Webwereld
- Available in: Dutch
- Founded: 1995
- Dissolved: 2020
- Founder: Oscar Kneppers
- Services: IT news
- Parent: International Data Group
- Website: webwereld.nl at the Wayback Machine (archived 2017-03-01)
- Commercial: Yes
- Current status: Defunct

= Webwereld =

Dutch IT news website (1995–2020)

Webwereld was a Dutch online newspaper about IT by the International Data Group. It was the oldest Dutch technology website until it was discontinued in 2020.

== History ==
Webwereld was founded in 1995 by Oscar Kneppers, who got the idea after visiting Silicon Valley in the summer of that year. Another Dutch tech website Tweakers.net was founded in 1998 after Femme Taken concluded that the moderation on Webwereld was too strict.

In August 2011, Webwereld published about court documents in the Apple Inc. v. Samsung Electronics Co. lawsuit.
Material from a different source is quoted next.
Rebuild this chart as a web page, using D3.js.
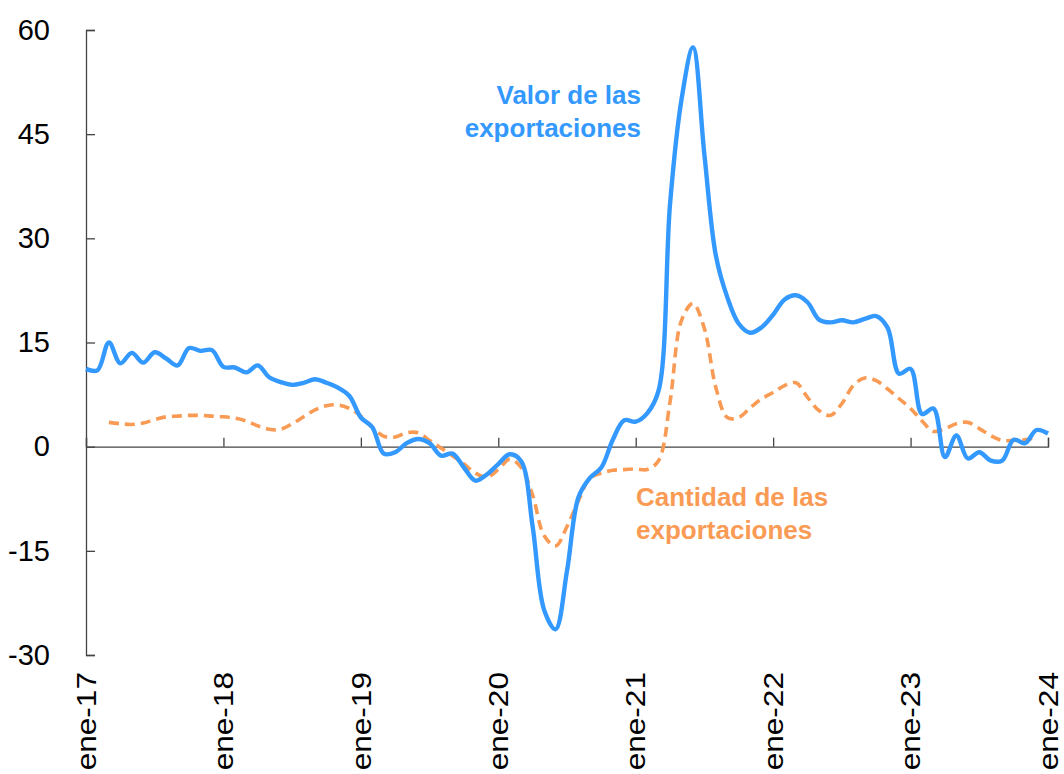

In October 2011, Webwereld started Lektober (portmanteau of leak and October in Dutch) where they publicized about a security bug every day of the month in a website of a well-known Dutch organization. In 2011, Trans Link Systems considered suing Webwereld because they sold RFID writers that could be used for free traveling in Dutch public transport.